First of all, I took the side porch railing and cut it into two, to be the two sides of my conservatory.  Then I split each half into two more pieces so that I could lengthen the sides to 3 3/4 inches, which I eyeballed to look about the right size in proportion to the porch and the house.

Then I cut up scrap plywood from other unused kit pieces, and glued it all together to lengthen the top and railing portions.
I strengthened this assembly by gluing coffee stirrers on the back of the railings, and a beam across the top of the piece (which will help support the roof structure).

For the front of the conservatory, I used the other porch railing piece which includes a doorway.  This piece was too wide, so I cut out sections to reduce it to about 4.5 inches.

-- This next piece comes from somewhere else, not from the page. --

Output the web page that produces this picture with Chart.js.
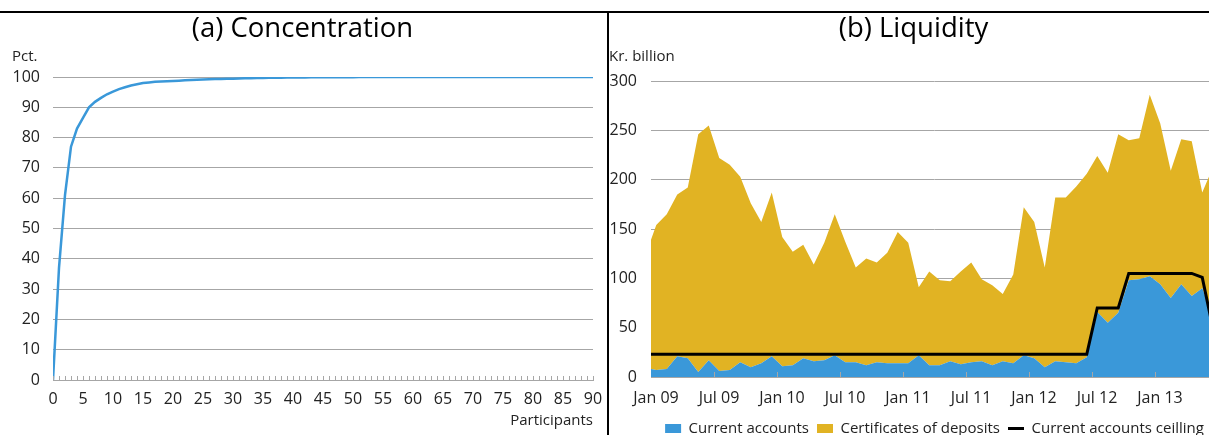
<!DOCTYPE html>
<html>
<head>
<meta charset="utf-8">
<script src="https://cdn.jsdelivr.net/npm/chart.js@4.4.1/dist/chart.umd.min.js"></script>
<style>
    html, body { margin: 0; padding: 0; background: #fff; overflow: hidden; width: 1209px; height: 435px; }
    #topline { position: absolute; left: 0; top: 11px; width: 1209px; height: 2px; background: #000; }
    #divider { position: absolute; left: 607px; top: 11px; width: 2px; height: 424px; background: #000; }
    #chart-concentration { position: absolute; left: 12px; top: 13px; }
    #chart-liquidity { position: absolute; left: 609px; top: 13px; }
</style>
</head>
<body>
<div id="topline"></div>
<canvas id="chart-concentration" width="595" height="422"></canvas>
<canvas id="chart-liquidity" width="609" height="433"></canvas>
<div id="divider"></div>

<script>
// ====== DATA (a) Concentration ======
// cumulative share of turnover, participant 0..90
const concentration = [
    0, 37, 61, 77, 83, 86.5, 90, 91.8, 93.1, 94.3,
    95.2, 96.0, 96.6, 97.2, 97.6, 98.0, 98.2, 98.4, 98.5, 98.6,
    98.7, 98.8, 98.9, 99.0, 99.1, 99.2, 99.25, 99.3, 99.35, 99.4,
    99.45, 99.5, 99.55, 99.6, 99.65, 99.7, 99.72, 99.75, 99.78, 99.8,
    99.82, 99.84, 99.86, 99.88, 99.89, 99.9, 99.91, 99.92, 99.93, 99.94,
    99.95, 99.96, 99.96, 99.97, 99.97, 99.98, 99.98, 99.98, 99.99, 99.99,
    99.99, 99.99, 100, 100, 100, 100, 100, 100, 100, 100,
    100, 100, 100, 100, 100, 100, 100, 100, 100, 100,
    100, 100, 100, 100, 100, 100, 100, 100, 100, 100,
    100
];

// ====== DATA (b) Liquidity, monthly Jan 09 .. Jun 13 (kr. billion) ======
const currentAccounts = [
    7, 8, 21, 19, 5, 17, 6, 7, 15, 10, 14, 21,
    11, 12, 19, 16, 17, 22, 15, 15, 12, 15, 14, 14,
    14, 22, 12, 12, 16, 13, 15, 16, 12, 16, 14, 22,
    19, 10, 16, 15, 14, 20, 66, 55, 65, 98, 99, 102,
    94, 80, 94, 82, 90, 62
];
const certificates = [
    147, 157, 164, 173, 241, 238, 216, 208, 188, 166, 143, 166,
    131, 115, 115, 98, 119, 143, 122, 96, 108, 101, 112, 133,
    122, 69, 95, 86, 81, 94, 101, 83, 81, 68, 90, 150,
    138, 101, 166, 167, 179, 186, 158, 152, 181, 142, 143, 184,
    163, 129, 147, 157, 97, 150
];
const ceiling = [
    23, 23, 23, 23, 23, 23, 23, 23, 23, 23, 23, 23,
    23, 23, 23, 23, 23, 23, 23, 23, 23, 23, 23, 23,
    23, 23, 23, 23, 23, 23, 23, 23, 23, 23, 23, 23,
    23, 23, 23, 23, 23, 23, 70, 70, 70, 105, 105, 105,
    105, 105, 105, 105, 101, 50
];
// values at the left edge of the plot (start of Jan 09)
const edgeCurrentAccounts = 8;
const edgeCertificates = 131;
const edgeCeiling = 23;

const tickLabels = ["Jan 09", "Jul 09", "Jan 10", "Jul 10", "Jan 11", "Jul 11", "Jan 12", "Jul 12", "Jan 13"];
const monthsPerTick = 6;
const monthCount = 54;

const BLUE = "#3a98d9";
const YELLOW = "#e1b323";
const GRID = "#a6a6a6";
const TEXT = "#222";

Chart.defaults.font.family = "'Open Sans', sans-serif";
Chart.defaults.color = TEXT;

let chartConcentration = null;
let chartLiquidity = null;

// small tick marks pointing up into the plot from the x axis
const innerTicks = {
    id: "innerTicks",
    afterDatasetsDraw(chart, args, opts) {
        if (!opts.values) return;
        const xs = chart.scales.x;
        const ctx = chart.ctx;
        ctx.save();
        ctx.strokeStyle = opts.color || GRID;
        ctx.lineWidth = 1;
        opts.values.forEach(v => {
            if (v < xs.min || v > xs.max) return;
            const px = Math.round(xs.getPixelForValue(v)) + 0.5;
            ctx.beginPath();
            ctx.moveTo(px, xs.top);
            ctx.lineTo(px, xs.top - opts.length);
            ctx.stroke();
        });
        ctx.restore();
    }
};

// month index -> {x, y}, points sit in the middle of each month
function monthPoints(values, edge) {
    const pts = [{ x: 0, y: edge }];
    values.forEach((v, i) => pts.push({ x: i + 0.5, y: v }));
    return pts;
}

function drawConcentration() {
    const ctx = document.getElementById("chart-concentration").getContext("2d");
    if (chartConcentration) chartConcentration.destroy();
    chartConcentration = new Chart(ctx, {
        type: "line",
        data: {
            datasets: [{
                label: "Concentration",
                data: concentration.map((v, i) => ({ x: i, y: v })),
                borderColor: BLUE,
                borderWidth: 2.5,
                pointRadius: 0,
                tension: 0,
                fill: false
            }]
        },
        plugins: [innerTicks],
        options: {
            responsive: false,
            animation: false,
            layout: { padding: { left: 0, right: 14, top: 0, bottom: 0 } },
            plugins: {
                legend: { display: false },
                tooltip: { enabled: false },
                title: {
                    display: true,
                    text: "(a) Concentration",
                    color: "#000",
                    font: { size: 27.5, weight: "normal" },
                    padding: { top: 0, bottom: 0 }
                },
                subtitle: {
                    display: true,
                    text: "Pct.",
                    align: "start",
                    color: TEXT,
                    font: { size: 15, weight: "normal" },
                    padding: { top: 2, bottom: 11 }
                },
                innerTicks: {
                    values: Array.from({ length: 91 }, (_, i) => i),
                    length: 4,
                    color: GRID
                }
            },
            scales: {
                x: {
                    type: "linear",
                    min: 0,
                    max: 90,
                    grid: { display: false },
                    border: { display: true, color: GRID, width: 1 },
                    ticks: { stepSize: 5, autoSkip: false, maxRotation: 0, padding: 2, font: { size: 16 } },
                    title: {
                        display: true,
                        text: "Participants",
                        align: "end",
                        font: { size: 15 },
                        padding: { top: 0, bottom: 5 }
                    },
                    afterFit: s => { s.height = 55; }
                },
                y: {
                    min: 0,
                    max: 100,
                    grid: { color: GRID, drawTicks: false },
                    border: { display: false },
                    ticks: { stepSize: 10, padding: 13, font: { size: 16 } },
                    afterFit: s => { s.width = 41; }
                }
            }
        }
    });
}

function drawLiquidity() {
    const ctx = document.getElementById("chart-liquidity").getContext("2d");
    if (chartLiquidity) chartLiquidity.destroy();
    chartLiquidity = new Chart(ctx, {
        type: "line",
        data: {
            datasets: [
                {
                    label: "Current accounts",
                    data: monthPoints(currentAccounts, edgeCurrentAccounts),
                    backgroundColor: BLUE,
                    borderColor: "rgba(0,0,0,0)",
                    borderWidth: 0,
                    pointRadius: 0,
                    pointStyle: "rect",
                    tension: 0,
                    fill: "origin",
                    stack: "liquidity"
                },
                {
                    label: "Certificates of deposits",
                    data: monthPoints(certificates, edgeCertificates),
                    backgroundColor: YELLOW,
                    borderColor: "rgba(0,0,0,0)",
                    borderWidth: 0,
                    pointRadius: 0,
                    pointStyle: "rect",
                    tension: 0,
                    fill: "-1",
                    stack: "liquidity"
                },
                {
                    label: "Current accounts ceilling",
                    data: monthPoints(ceiling, edgeCeiling),
                    borderColor: "#000",
                    backgroundColor: "#000",
                    borderWidth: 3,
                    pointRadius: 0,
                    pointStyle: "line",
                    tension: 0,
                    fill: false,
                    stack: "ceiling",
                    order: -1
                }
            ]
        },
        plugins: [innerTicks],
        options: {
            responsive: false,
            animation: false,
            layout: { padding: 0 },
            plugins: {
                tooltip: { enabled: false },
                title: {
                    display: true,
                    text: "(b) Liquidity",
                    color: "#000",
                    font: { size: 27.5, weight: "normal" },
                    padding: { top: 0, bottom: 0 }
                },
                subtitle: {
                    display: true,
                    text: "Kr. billion",
                    align: "start",
                    color: TEXT,
                    font: { size: 15, weight: "normal" },
                    padding: { top: 2, bottom: 15 }
                },
                legend: {
                    position: "bottom",
                    fullSize: false,
                    labels: {
                        usePointStyle: true,
                        pointStyleWidth: 16,
                        boxHeight: 9,
                        padding: 8,
                        color: TEXT,
                        font: { size: 15 },
                        sort: (a, b) => a.datasetIndex - b.datasetIndex
                    }
                },
                innerTicks: {
                    values: tickLabels.map((_, i) => i * monthsPerTick).filter(v => v > 0),
                    length: 5,
                    color: GRID
                }
            },
            scales: {
                x: {
                    type: "linear",
                    min: 0,
                    max: monthCount,
                    grid: { display: false },
                    border: { display: true, color: GRID, width: 1 },
                    afterBuildTicks: s => {
                        s.ticks = tickLabels.map((_, i) => ({ value: i * monthsPerTick }));
                    },
                    ticks: {
                        autoSkip: false,
                        maxRotation: 0,
                        padding: 4,
                        labelOffset: 5,
                        font: { size: 16 },
                        callback: (v, i) => tickLabels[i]
                    },
                    afterFit: s => { s.height = 36; }
                },
                y: {
                    stacked: true,
                    min: 0,
                    max: 300,
                    grid: { color: GRID, drawTicks: false },
                    border: { display: false },
                    ticks: { stepSize: 50, padding: 14, font: { size: 16 } },
                    afterFit: s => { s.width = 42; }
                }
            }
        }
    });
}

document.addEventListener("DOMContentLoaded", () => {
    drawConcentration();
    drawLiquidity();
});
</script>
</body>
</html>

Once I had the proportions right, I glued bracing on the back as I had done on the sides.

A bit of filler helped to tidy up the joins, plus I sanded the new extended railing pieces to round out the corners to look more like the original railing.  Here are the three sides of the conservatory, ready for the first coat of paint.  I will paint a few coats of white acrylic craft paint, sanding in between, to smooth out the surface.  Then I will paint a few final coats of the house emulsion so that the conservatory matches the house.

Meanwhile, I made a base for the conservatory using some scrap plywood and the same battens that I used to build the house foundation.  I made the base so that it projects slightly out from the conservatory sides. Sorry the picture came out fuzzy.